Where's my extra xy?

by tontonio Mon Jul 28, 2008 4:26 pm

Hi. I was trying to solve the quant challenge for september 16, 2002 called 'Complex Simplification' (http://www.manhattangmat.com/ChallengeP ... ChallID=66) and apparently I'm doing something wrong with the simplification, I just don't know what. Can you help me?

Stem is:
8xy^3 + 8x^3y = {2x^2y^2}/2^-3

So I simplified:

8xy(y^2 + x^2) = 2^3(2x^2y^2)
8xy(y^2 + x^2) = 8(2)(x^2)(y^2)
8xy(y^2 + x^2) = 8(2)(x)(x)(y)(y), therefore 8xy(2xy) <===== I'm guessing this is where I'm wrong. Is this a valid operation?
y^2 + x^2 = 2xy
y^2 + -2xy + x^2 = 0
(y-x)(y-x)=0
y=x

I followed your explanation and it makes sense but I can't explain what's wrong with my simplification.

Btw, MGMAT's answer is:
xy(y^2 + -2xy + x^2) = 0
xy (y-x)(y-x) = 0
xy = 0
-or-
y=x

Thanks in advance!
Guest
 
 

by Guest Fri Aug 08, 2008 1:36 pm

Interesting.

You canceled the "missing" xy along with 8 (in step 3)

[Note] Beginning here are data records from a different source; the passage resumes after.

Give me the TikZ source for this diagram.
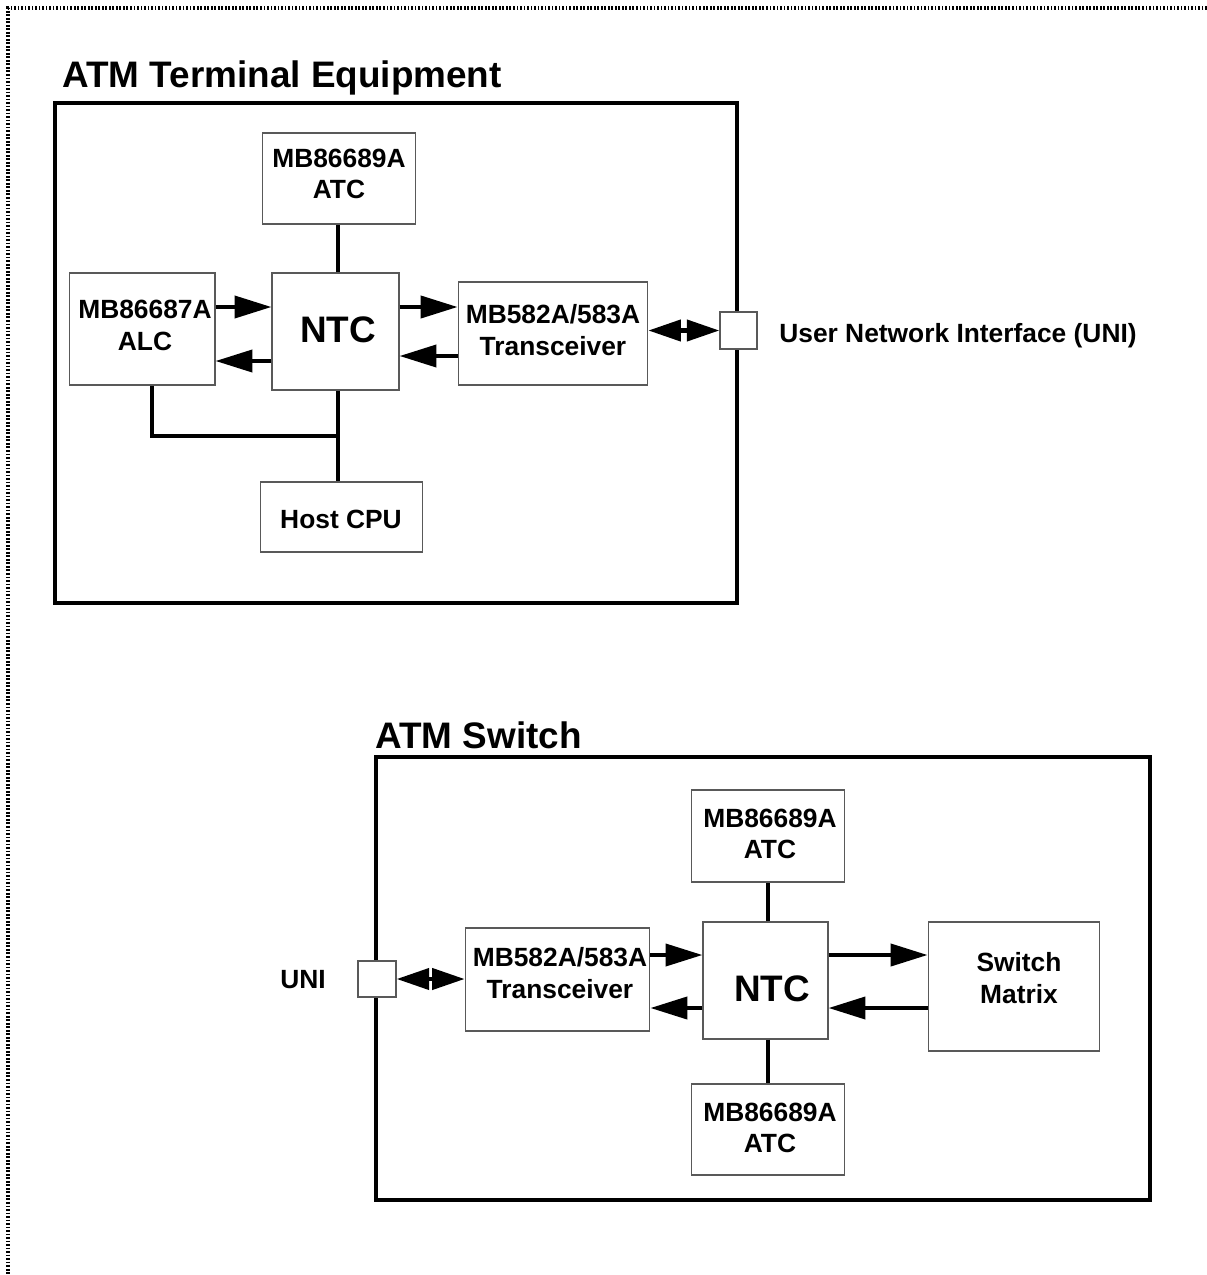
\documentclass[tikz,border=0pt]{standalone}
\usepackage{fontspec}
\setmainfont{Liberation Sans}
\usetikzlibrary{arrows.meta}
\begin{document}
\begin{tikzpicture}[x=0.02cm,y=-0.02cm,
  box/.style={draw=black!65, line width=0.9pt, fill=white, inner sep=0pt},
  sz/.style 2 args={minimum width=#1*0.5669pt, minimum height=#2*0.5669pt},
  txt/.style={inner sep=0pt, align=center, font=\bfseries\fontsize{15}{18}\selectfont},
  big/.style={inner sep=0pt, font=\bfseries\fontsize{21}{25}\selectfont},
  frame/.style={draw=black, line width=2.4pt},
  arr/.style={line width=2.3pt, -{Triangle[length=21pt,width=12.5pt]}},
  darr/.style={line width=2.3pt, {Triangle[length=18.5pt,width=12pt]}-{Triangle[length=18.5pt,width=12pt]}},
  link/.style={line width=2.3pt},
  title/.style={font=\bfseries\fontsize{21}{25}\selectfont, anchor=base west, inner sep=0pt},
  lbl/.style={font=\bfseries\fontsize{15}{18}\selectfont, anchor=base west, inner sep=0pt}]
\useasboundingbox (0,0) rectangle (1207,1275);
\draw[line width=1.8pt, dash pattern=on 1pt off 1pt] (1207,8) -- (8,8) -- (8,1275);

% ---------- ATM Terminal Equipment ----------
\node[title] (t1) at (62,87) {ATM Terminal Equipment};
\draw[frame] (55,103) rectangle (737,603);

\node[box, sz={154}{91}] (atc1) at (339,178.5) {};
\node[box, sz={127}{117}] (ntc1) at (335.5,331.5) {};
\node[box, sz={146}{112}] (alc) at (142,329) {};
\node[box, sz={190}{103}] (tr1) at (553,333.5) {};
\node[box, sz={37}{37}] (uni1) at (738.5,330.5) {};
\node[box, sz={163}{70}] (cpu) at (341.5,517) {};

\node[txt] (atc1t) at (339,174) {MB86689A\\ATC};
\node[big] (ntc1t) at (338,330) {NTC};
\node[txt] (alct) at (145,325.5) {MB86687A\\ALC};
\node[txt] (tr1t) at (553,330) {MB582A/583A\\Transceiver};
\node[txt] (cput) at (341,519) {Host CPU};
\node[lbl] (unil) at (779,342) {User Network Interface (UNI)};

\draw[link] ([xshift=1.4pt]ntc1.north) -- ([xshift=1.4pt]ntc1.north |- atc1.south);
\draw[link] ([xshift=1.4pt]ntc1.south) -- ([xshift=1.4pt]ntc1.south |- cpu.north);
\draw[link] ([xshift=5.7pt]alc.south) |- ([xshift=1.4pt]ntc1.south |- 0,436);
\draw[arr] (alc.east |- 0,307) -- (ntc1.west |- 0,307);
\draw[arr] (ntc1.west |- 0,361) -- (alc.east |- 0,361);
\draw[arr] (ntc1.east |- 0,307) -- (tr1.west |- 0,307);
\draw[arr] (tr1.west |- 0,356) -- (ntc1.east |- 0,356);
\draw[darr] (tr1.east |- uni1.west) -- (uni1.west);

% ---------- ATM Switch ----------
\node[title] (t2) at (375,748) {ATM Switch};
\draw[frame] (376,757) rectangle (1150,1200);

\node[box, sz={154}{92}] (atc2) at (768,836) {};
\node[box, sz={125}{117}] (ntc2) at (765.5,980.5) {};
\node[box, sz={154}{91}] (atc3) at (768,1129.5) {};
\node[box, sz={172}{129}] (sm) at (1014,986.5) {};
\node[box, sz={185}{103}] (tr2) at (557.5,979.5) {};
\node[box, sz={38}{36}] (uni2) at (377,979) {};

\node[txt] (atc2t) at (770,834) {MB86689A\\ATC};
\node[big] (ntc2t) at (772,989) {NTC};
\node[txt] (atc3t) at (770,1128) {MB86689A\\ATC};
\node[txt] (smt) at (1019,978) {Switch\\Matrix};
\node[txt] (tr2t) at (560,973) {MB582A/583A\\Transceiver};
\node[lbl] (unil2) at (280,988) {UNI};

\draw[link] ([xshift=1.4pt]ntc2.north) -- ([xshift=1.4pt]ntc2.north |- atc2.south);
\draw[link] ([xshift=1.4pt]ntc2.south) -- ([xshift=1.4pt]ntc2.south |- atc3.north);
\draw[arr] (tr2.east |- 0,955) -- (ntc2.west |- 0,955);
\draw[arr] (ntc2.west |- 0,1008) -- (tr2.east |- 0,1008);
\draw[arr] (ntc2.east |- 0,955) -- (sm.west |- 0,955);
\draw[arr] (sm.west |- 0,1008) -- (ntc2.east |- 0,1008);
\draw[darr] (uni2.east) -- (tr2.west |- uni2.east);
\end{tikzpicture}
\end{document}
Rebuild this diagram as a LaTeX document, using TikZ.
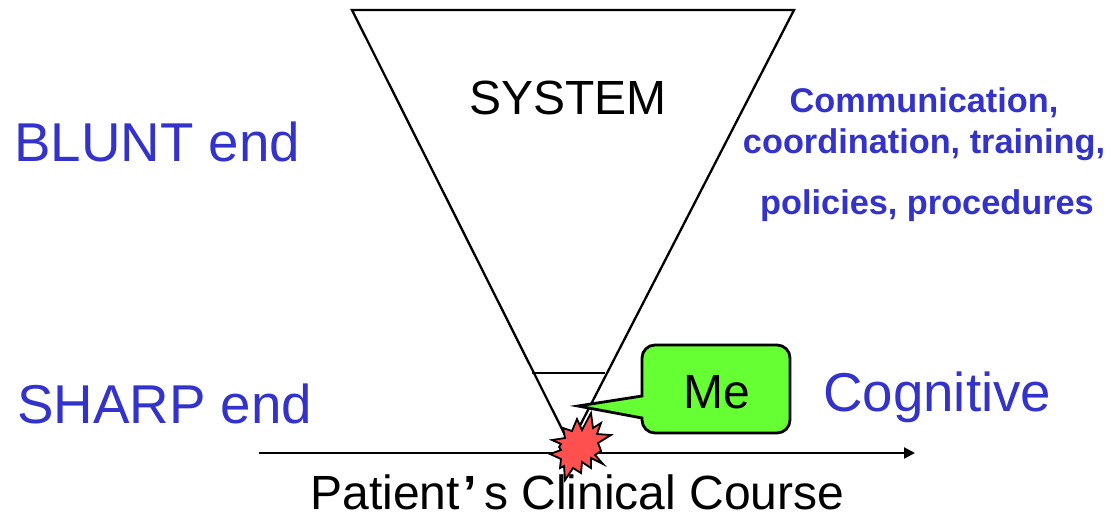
\documentclass[tikz,border=0pt]{standalone}
\usetikzlibrary{arrows.meta}
\usepackage{fontspec}
\setmainfont{Liberation Sans}
\definecolor{txtblue}{HTML}{3333CC}
\definecolor{megreen}{HTML}{66FF33}
\definecolor{starred}{HTML}{FF5050}
\tikzset{
  bluelabel/.style={text=txtblue,inner sep=0pt,font=\fontsize{54.7}{60}\selectfont},
  boldlabel/.style={text=txtblue,inner sep=0pt,font=\fontsize{34.3}{38}\bfseries\selectfont},
  blacklabel/.style={text=black,inner sep=0pt,font=\fontsize{48}{54}\selectfont},
  outline/.style={draw=black,line width=2.3pt,line join=miter},
}
\begin{document}
\begin{tikzpicture}[x=1pt,y=-1pt]
\useasboundingbox (0,0) rectangle (1107,512);
\fill[white] (0,0) rectangle (1107,512);
\coordinate (axisL) at (259,453);
\coordinate (axisR) at (915,453);
\coordinate (tl) at (352,10);
\coordinate (tr) at (794,10);
\coordinate (apex) at (570,445);
\coordinate (sl) at (532,373);
\coordinate (sr) at (605,373);
\draw[outline] (tl) -- (tr) -- (apex) -- cycle;
\draw[outline] (sl) -- (sr);
\draw[line width=2.3pt,-{Triangle[length=11pt,width=11pt]}] (axisL) -- (axisR);
\node[blacklabel,anchor=base] (pc) at (577.5,509) {Patient\hspace{4pt}{\bfseries ’}\hspace{7pt}s Clinical Course};
% callout
\draw[outline,line width=2.8pt,fill=megreen]
  (578,406) -- (642,396) [rounded corners=13pt] -- (642,345) -- (790,345) -- (790,433) -- (642,433) [sharp corners] -- (642,418) -- cycle;
% burst
\draw[draw=black,line width=1.8pt,fill=starred,line join=miter]
  (577,419) -- (582,430) -- (591,413) -- (593,428) -- (601,423) -- (597,434) -- (611,435)
  -- (598,443) -- (600,448) -- (601,451) -- (595,455) -- (603,464) -- (591,458) -- (591,468)
  -- (582,462) -- (581,473) -- (573,468) -- (565,480) -- (564,466) -- (560,468) -- (561,459)
  -- (550,454) -- (561,450) -- (559,447) -- (561,444) -- (552,440) -- (565,438) -- (563,428)
  -- (572,431) -- cycle;
\node[blacklabel,anchor=base] (sys) at (568,114) {SYSTEM};
\node[blacklabel,anchor=base] (me) at (717,408) {Me};
\node[bluelabel,anchor=base west] (blunt) at (14,161) {BLUNT end};
\node[bluelabel,anchor=base west] (sharp) at (17,423) {SHARP end};
\node[bluelabel,anchor=base west] (cog) at (823,411) {Cognitive};
\node[boldlabel,anchor=base] (c1) at (924,112) {Communication,};
\node[boldlabel,anchor=base] (c2) at (924,153) {coordination, training,};
\node[boldlabel,anchor=base] (c3) at (927,214) {policies, procedures};
\end{tikzpicture}
\end{document}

I believe the rule is not to cancel variables because they could give us a potential solution but I would like a confirmation from the experts.
RA
 
 

by RA Sat Aug 09, 2008 2:09 pm

The rule is not to divide both sides of the equation by a variable unless you are sure that the varibale is not zero. This is becaise division by 0 is undefined.

This rule is given in the EIV strategy guide.
RonPurewal
Students
 
Posts: 19744
Joined: Tue Aug 14, 2007 8:23 am
 

by RonPurewal Wed Sep 17, 2008 4:49 am

the posters above already nailed this one.

in general, DON'T DIVIDE BY VARIABLES, unless you are absolutely sure that those variables are nonzero.

instead, just MOVE EVERYTHING OVER TO ONE SIDE, AND FACTOR OUT the common variables. (in fact, this is still a good protocol to follow even if you do know that the variables are nonzero.) this is what's done in the mgmat problem.

if you are moved by the muses to divide out by the variable(s), then you MUST consider, as a separate case, whether those variables can equal zero. if you don't consider such cases, then you are almost certain to miss out on certain solutions to the problem (as you did here).